In the Code of 1907, (section 2496) the above-quoted statute was amended by striking out the words “person or,” so that now actions for “injuries to the person” do survive. Does this mean injuries causing death, those covered by the Homicide Act? We think not. There is a clear field for the operation of this amendment in cases where pending a suit for personal injury the plaintiff dies from other cause than the injury sued for.
Two actions by the same administrator against the same defendant for the same tort, prosecuted to separate judgments, would present a situation so unusual and extraordinary that clear legislative intent should appear.
True, the beneficiaries of the two suits may be different, but not necessarily so. If the estate be solvent, the same beneficiaries would take in both actions. Nor would the character of damages be wholly different. In the personal injury suit punitive damages,, in case of wantonness, would be recoverable.

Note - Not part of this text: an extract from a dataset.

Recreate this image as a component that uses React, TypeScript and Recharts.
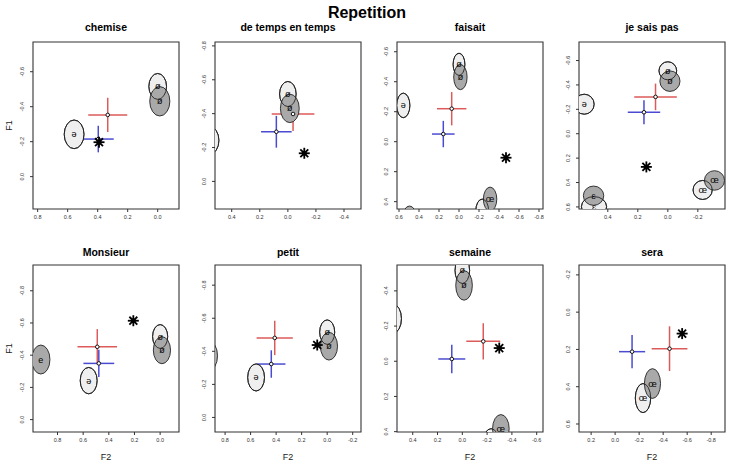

We see no sufficient reason to overrule Ex parte Adams, supra, on the point now under consideration.
It follows the judgment recovered under the Homicide Act was res adjudicata of *24the issues there presented, among them that the alleged injury was the proximate cause of death; and the personal injury suit cannot longer be maintained as o-ne for personal injury not causing death.
No waiver of a plea of former suit pending deprived the defendant of the effect of the judgment recovered as a bar to the further prosecution of the personal injury suit.
We find, therefore, no error to reverse.
Affirmed.
ANDERSON, O. J., and GARDNER and FOSTER, JJ., concur.